» SHORT TASK: A single run of lines is to be printed exactly: starting at the line with "Clone this chart in matplotlib." and ending at the line with "Pound, CME (Combined)", both included. Leave the pictures out.

--- START RECORDS TO PROCESS ---

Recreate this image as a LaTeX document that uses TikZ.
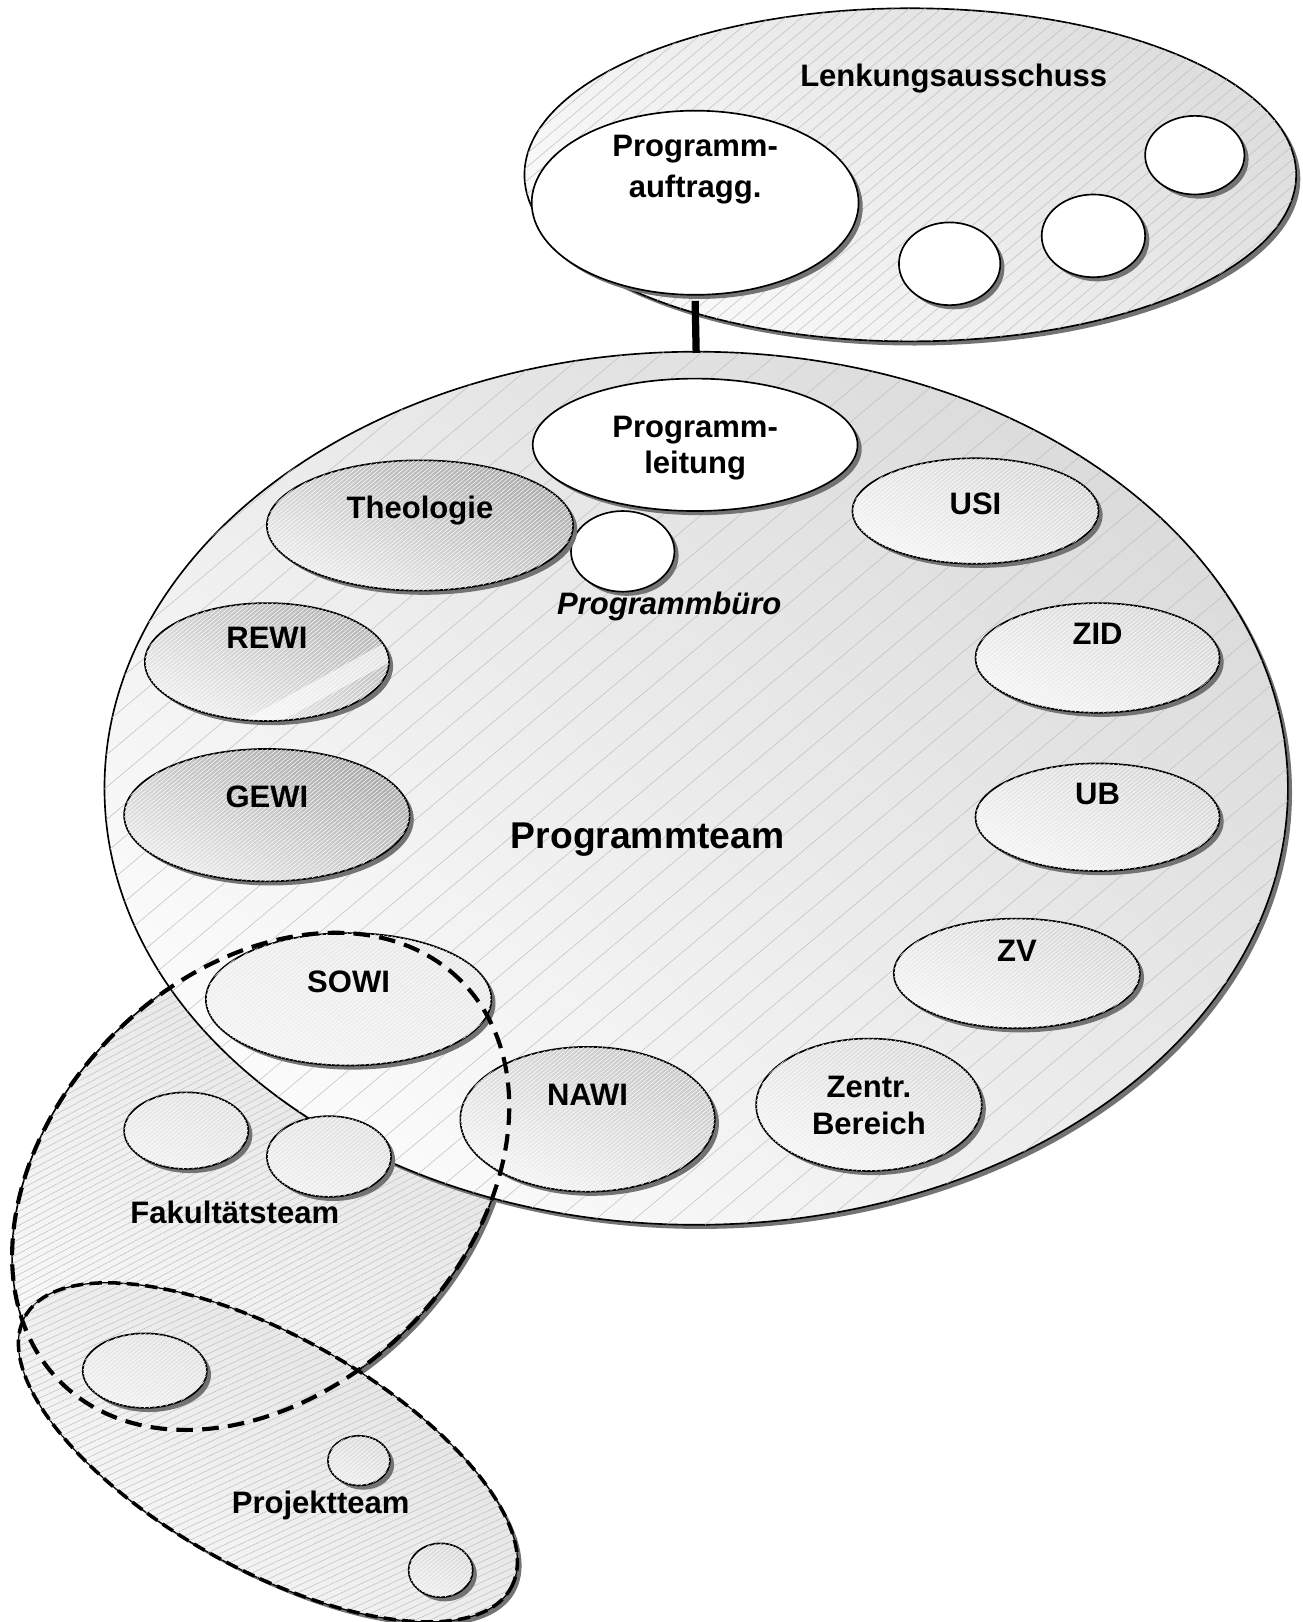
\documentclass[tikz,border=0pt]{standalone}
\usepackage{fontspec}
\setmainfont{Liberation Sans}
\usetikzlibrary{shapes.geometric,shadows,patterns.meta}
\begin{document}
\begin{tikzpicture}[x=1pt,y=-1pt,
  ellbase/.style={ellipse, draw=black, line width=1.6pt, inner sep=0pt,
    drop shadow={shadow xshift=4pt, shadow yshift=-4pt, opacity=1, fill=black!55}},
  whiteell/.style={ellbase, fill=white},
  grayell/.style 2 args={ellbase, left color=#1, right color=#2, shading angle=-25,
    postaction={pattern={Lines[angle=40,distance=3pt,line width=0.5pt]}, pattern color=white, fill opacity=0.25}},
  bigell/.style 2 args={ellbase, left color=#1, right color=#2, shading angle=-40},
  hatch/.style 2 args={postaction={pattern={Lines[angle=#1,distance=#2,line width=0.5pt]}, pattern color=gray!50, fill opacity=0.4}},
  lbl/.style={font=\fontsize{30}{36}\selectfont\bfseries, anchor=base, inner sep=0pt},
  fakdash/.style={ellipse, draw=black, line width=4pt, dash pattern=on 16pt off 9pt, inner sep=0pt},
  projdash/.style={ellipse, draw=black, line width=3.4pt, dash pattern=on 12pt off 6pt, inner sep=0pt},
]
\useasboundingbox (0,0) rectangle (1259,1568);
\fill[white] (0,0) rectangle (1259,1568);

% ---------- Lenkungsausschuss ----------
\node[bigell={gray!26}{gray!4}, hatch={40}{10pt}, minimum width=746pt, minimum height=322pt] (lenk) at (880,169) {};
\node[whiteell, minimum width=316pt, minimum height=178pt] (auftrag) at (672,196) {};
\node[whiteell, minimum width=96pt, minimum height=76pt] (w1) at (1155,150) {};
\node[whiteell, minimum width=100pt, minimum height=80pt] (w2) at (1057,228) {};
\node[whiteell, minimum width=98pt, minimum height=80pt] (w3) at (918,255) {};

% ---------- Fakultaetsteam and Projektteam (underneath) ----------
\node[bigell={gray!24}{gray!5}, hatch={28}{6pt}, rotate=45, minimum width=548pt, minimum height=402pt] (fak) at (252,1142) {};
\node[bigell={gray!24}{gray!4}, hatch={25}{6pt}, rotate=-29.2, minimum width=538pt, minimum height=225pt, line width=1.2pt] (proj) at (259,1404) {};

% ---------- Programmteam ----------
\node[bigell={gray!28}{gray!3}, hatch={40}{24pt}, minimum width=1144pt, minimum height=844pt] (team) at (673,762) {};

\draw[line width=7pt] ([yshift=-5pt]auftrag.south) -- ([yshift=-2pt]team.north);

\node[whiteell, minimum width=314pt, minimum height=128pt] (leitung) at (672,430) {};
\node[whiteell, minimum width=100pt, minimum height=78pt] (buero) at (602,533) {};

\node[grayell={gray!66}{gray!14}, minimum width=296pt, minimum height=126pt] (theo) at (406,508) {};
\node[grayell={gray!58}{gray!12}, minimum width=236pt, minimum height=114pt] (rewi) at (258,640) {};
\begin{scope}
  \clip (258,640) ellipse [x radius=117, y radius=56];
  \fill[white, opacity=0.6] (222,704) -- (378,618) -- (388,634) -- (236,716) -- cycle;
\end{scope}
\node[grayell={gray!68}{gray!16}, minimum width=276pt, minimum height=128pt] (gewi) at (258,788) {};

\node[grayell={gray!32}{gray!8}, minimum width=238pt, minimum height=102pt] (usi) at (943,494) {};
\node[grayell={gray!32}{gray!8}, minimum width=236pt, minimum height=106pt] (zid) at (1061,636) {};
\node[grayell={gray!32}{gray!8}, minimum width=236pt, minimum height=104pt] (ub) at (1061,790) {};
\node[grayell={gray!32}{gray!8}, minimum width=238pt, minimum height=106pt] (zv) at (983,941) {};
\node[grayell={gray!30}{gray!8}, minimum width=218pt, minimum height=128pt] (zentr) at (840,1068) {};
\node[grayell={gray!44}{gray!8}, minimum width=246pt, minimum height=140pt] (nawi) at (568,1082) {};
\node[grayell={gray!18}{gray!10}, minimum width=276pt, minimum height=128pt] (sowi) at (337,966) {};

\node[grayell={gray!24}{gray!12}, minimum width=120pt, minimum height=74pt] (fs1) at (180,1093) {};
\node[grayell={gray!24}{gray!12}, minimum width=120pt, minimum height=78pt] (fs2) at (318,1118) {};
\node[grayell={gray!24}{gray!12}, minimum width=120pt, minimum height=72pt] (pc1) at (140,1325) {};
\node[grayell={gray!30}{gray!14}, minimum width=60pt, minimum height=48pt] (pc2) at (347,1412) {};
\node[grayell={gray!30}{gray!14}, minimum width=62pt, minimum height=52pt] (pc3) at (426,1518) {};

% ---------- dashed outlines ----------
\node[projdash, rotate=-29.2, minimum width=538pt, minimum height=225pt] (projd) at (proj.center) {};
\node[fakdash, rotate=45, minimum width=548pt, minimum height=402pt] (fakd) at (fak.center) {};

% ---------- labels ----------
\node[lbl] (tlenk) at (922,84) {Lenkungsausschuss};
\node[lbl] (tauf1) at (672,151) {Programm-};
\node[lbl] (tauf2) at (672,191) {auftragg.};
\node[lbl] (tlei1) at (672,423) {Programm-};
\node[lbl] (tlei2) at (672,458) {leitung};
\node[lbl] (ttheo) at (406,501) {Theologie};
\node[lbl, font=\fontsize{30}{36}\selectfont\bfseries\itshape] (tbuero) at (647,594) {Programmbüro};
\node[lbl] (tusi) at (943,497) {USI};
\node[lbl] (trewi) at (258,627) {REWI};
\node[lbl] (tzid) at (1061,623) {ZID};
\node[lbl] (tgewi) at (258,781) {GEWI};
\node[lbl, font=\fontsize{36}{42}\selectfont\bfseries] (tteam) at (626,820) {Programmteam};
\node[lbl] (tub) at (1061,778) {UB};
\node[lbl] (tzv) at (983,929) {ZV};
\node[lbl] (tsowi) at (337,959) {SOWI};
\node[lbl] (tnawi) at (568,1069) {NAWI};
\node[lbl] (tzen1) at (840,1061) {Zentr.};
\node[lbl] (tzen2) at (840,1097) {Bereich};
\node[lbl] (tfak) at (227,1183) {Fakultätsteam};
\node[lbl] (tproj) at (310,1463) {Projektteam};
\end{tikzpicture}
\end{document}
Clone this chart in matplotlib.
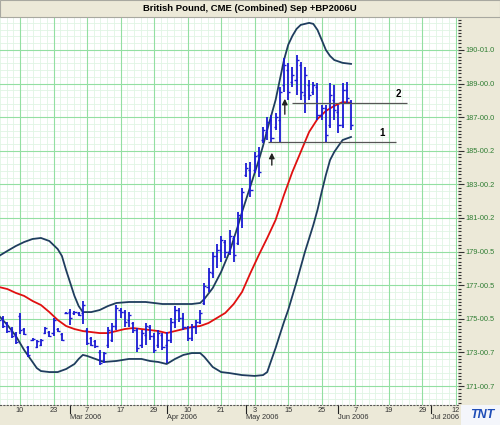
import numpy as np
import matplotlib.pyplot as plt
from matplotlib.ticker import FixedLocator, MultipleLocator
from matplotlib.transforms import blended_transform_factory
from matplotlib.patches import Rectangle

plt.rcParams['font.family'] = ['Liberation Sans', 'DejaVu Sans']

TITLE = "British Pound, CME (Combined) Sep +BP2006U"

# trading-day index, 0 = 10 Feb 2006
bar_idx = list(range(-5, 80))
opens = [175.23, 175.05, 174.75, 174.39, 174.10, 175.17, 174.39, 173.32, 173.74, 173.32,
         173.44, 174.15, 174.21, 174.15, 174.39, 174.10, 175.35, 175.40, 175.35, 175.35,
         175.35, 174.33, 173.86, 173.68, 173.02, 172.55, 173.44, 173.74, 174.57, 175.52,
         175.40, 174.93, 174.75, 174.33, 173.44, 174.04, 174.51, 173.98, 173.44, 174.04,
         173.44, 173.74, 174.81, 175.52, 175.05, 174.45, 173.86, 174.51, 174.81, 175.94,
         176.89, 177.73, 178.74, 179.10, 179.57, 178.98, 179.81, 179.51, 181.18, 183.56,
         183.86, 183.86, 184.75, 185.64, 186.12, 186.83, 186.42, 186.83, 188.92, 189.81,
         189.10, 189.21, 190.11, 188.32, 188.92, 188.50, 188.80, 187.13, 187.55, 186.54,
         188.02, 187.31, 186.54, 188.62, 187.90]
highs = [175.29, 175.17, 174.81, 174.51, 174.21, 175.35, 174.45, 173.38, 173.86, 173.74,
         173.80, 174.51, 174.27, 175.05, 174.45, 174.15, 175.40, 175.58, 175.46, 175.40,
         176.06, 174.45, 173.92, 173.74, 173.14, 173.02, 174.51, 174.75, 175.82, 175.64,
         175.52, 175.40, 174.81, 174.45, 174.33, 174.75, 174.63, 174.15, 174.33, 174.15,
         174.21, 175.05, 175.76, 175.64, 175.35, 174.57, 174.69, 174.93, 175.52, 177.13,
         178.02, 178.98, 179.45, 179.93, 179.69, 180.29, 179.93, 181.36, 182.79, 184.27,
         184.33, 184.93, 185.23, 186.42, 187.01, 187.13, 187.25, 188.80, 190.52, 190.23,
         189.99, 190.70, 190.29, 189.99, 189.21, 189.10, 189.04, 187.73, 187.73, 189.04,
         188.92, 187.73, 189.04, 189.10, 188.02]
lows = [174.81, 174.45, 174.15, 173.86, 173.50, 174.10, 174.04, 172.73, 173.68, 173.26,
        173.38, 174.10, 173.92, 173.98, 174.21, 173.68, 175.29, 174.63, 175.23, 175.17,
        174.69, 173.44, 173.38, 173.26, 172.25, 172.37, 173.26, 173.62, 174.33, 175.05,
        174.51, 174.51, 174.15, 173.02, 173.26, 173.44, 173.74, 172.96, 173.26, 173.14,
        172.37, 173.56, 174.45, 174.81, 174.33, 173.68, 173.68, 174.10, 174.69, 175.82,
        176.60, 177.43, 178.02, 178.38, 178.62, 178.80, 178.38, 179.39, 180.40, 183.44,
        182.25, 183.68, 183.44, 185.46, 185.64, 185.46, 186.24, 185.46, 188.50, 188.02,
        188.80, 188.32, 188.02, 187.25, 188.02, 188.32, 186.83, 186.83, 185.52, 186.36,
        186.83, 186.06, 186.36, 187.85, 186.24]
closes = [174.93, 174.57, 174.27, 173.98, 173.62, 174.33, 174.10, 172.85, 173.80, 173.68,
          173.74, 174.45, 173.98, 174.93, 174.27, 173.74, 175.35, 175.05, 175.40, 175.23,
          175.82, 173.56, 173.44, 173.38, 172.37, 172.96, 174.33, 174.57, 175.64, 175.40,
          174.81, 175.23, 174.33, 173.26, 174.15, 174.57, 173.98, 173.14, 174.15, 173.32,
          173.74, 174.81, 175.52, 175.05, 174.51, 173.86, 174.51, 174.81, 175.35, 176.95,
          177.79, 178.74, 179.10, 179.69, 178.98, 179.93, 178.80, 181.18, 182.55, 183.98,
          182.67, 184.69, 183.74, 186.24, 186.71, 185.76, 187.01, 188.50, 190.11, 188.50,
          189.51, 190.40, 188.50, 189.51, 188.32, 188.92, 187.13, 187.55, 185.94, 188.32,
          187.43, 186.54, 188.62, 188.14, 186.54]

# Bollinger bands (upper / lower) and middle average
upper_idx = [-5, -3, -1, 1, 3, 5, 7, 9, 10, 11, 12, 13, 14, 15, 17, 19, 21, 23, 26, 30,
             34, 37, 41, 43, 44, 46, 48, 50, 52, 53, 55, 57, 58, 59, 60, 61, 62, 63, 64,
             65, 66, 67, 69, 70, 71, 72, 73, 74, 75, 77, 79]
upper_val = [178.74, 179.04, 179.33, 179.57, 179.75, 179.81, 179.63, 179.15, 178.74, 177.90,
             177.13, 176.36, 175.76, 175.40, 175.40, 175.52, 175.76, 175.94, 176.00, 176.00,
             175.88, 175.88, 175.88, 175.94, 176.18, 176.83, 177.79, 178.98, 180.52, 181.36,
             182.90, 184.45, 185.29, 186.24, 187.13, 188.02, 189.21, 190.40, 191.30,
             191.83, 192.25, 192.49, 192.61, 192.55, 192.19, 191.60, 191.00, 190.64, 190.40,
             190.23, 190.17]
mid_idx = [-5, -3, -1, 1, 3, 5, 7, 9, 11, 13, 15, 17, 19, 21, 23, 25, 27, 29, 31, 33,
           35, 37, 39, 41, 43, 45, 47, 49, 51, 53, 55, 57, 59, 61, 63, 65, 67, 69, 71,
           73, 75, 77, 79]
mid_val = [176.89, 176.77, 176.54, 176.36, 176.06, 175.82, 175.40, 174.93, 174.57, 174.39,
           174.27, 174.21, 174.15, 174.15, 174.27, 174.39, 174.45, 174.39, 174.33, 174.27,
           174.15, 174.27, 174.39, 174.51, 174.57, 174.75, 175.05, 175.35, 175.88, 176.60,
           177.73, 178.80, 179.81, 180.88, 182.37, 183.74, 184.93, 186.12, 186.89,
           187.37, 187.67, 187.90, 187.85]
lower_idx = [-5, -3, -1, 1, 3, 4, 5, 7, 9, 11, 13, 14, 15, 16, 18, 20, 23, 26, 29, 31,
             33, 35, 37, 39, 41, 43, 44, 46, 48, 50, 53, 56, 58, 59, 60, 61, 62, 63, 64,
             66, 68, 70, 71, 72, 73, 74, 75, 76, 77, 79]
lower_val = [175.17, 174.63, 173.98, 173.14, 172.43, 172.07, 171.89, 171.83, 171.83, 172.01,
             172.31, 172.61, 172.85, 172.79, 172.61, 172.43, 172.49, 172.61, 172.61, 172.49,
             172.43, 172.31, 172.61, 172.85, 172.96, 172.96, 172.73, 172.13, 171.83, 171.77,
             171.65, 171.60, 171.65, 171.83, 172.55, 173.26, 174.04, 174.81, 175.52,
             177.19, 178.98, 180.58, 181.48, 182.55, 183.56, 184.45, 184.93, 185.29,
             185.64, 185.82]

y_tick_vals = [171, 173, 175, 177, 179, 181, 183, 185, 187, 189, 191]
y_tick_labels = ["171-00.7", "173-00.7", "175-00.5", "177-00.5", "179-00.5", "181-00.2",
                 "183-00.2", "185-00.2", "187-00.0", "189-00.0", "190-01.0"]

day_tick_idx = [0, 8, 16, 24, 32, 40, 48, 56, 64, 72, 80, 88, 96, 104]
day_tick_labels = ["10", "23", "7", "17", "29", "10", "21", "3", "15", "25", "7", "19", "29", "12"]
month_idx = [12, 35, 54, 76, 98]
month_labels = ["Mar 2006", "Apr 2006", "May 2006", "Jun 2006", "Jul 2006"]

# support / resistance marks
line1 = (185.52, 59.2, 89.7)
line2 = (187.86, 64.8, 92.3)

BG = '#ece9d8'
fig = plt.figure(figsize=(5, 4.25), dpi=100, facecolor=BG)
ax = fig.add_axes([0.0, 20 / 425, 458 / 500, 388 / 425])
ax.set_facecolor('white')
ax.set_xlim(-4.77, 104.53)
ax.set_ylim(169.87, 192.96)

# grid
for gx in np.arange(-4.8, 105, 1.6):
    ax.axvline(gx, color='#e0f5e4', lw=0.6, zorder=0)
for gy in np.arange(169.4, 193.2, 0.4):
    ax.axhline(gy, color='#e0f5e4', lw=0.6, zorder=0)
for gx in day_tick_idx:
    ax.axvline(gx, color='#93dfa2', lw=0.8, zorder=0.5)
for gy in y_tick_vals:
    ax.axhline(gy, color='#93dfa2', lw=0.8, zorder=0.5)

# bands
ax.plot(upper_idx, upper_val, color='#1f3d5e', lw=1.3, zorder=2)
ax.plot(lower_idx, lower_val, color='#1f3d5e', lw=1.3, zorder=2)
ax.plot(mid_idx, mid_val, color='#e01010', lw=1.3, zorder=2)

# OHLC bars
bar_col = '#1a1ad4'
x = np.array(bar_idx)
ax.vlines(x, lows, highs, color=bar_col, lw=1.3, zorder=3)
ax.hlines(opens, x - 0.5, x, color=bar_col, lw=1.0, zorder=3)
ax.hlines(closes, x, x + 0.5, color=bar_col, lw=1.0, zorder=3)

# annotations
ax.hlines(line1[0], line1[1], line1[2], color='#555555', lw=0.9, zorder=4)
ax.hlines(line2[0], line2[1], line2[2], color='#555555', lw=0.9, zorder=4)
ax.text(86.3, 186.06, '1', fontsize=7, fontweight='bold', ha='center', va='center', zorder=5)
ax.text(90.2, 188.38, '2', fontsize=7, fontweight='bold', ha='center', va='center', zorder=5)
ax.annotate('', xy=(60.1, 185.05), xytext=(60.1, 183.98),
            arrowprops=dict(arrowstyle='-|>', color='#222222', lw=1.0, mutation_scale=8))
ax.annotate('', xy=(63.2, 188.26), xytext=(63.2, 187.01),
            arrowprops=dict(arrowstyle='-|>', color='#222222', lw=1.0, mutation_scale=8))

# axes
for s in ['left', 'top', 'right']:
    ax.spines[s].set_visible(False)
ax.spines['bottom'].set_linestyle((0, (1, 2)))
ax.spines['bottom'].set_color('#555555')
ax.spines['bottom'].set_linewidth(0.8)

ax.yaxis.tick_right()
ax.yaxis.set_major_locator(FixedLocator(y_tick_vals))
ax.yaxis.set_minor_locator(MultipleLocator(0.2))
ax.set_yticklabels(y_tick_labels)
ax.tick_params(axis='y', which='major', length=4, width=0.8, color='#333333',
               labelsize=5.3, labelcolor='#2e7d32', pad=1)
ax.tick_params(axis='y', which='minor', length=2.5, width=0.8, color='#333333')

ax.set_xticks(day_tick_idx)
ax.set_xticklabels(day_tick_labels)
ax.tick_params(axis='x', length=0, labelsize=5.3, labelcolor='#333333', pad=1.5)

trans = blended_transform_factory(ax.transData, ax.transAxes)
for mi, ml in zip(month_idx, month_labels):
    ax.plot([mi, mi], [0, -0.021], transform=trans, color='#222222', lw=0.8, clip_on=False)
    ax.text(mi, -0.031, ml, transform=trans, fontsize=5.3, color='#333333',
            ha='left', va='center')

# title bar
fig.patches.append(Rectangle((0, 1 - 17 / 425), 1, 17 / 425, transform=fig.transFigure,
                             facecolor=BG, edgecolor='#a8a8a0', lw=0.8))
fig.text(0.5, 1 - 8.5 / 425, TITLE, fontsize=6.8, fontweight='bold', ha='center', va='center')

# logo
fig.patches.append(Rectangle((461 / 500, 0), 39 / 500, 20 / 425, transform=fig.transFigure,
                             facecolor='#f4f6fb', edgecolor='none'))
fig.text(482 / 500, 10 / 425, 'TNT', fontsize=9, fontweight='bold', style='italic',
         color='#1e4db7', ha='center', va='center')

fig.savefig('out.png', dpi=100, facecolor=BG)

--- END RECORDS TO PROCESS ---

» THE ANSWER:
Clone this chart in matplotlib.
import numpy as np
import matplotlib.pyplot as plt
from matplotlib.ticker import FixedLocator, MultipleLocator
from matplotlib.transforms import blended_transform_factory
from matplotlib.patches import Rectangle

plt.rcParams['font.family'] = ['Liberation Sans', 'DejaVu Sans']

TITLE = "British Pound, CME (Combined) Sep +BP2006U"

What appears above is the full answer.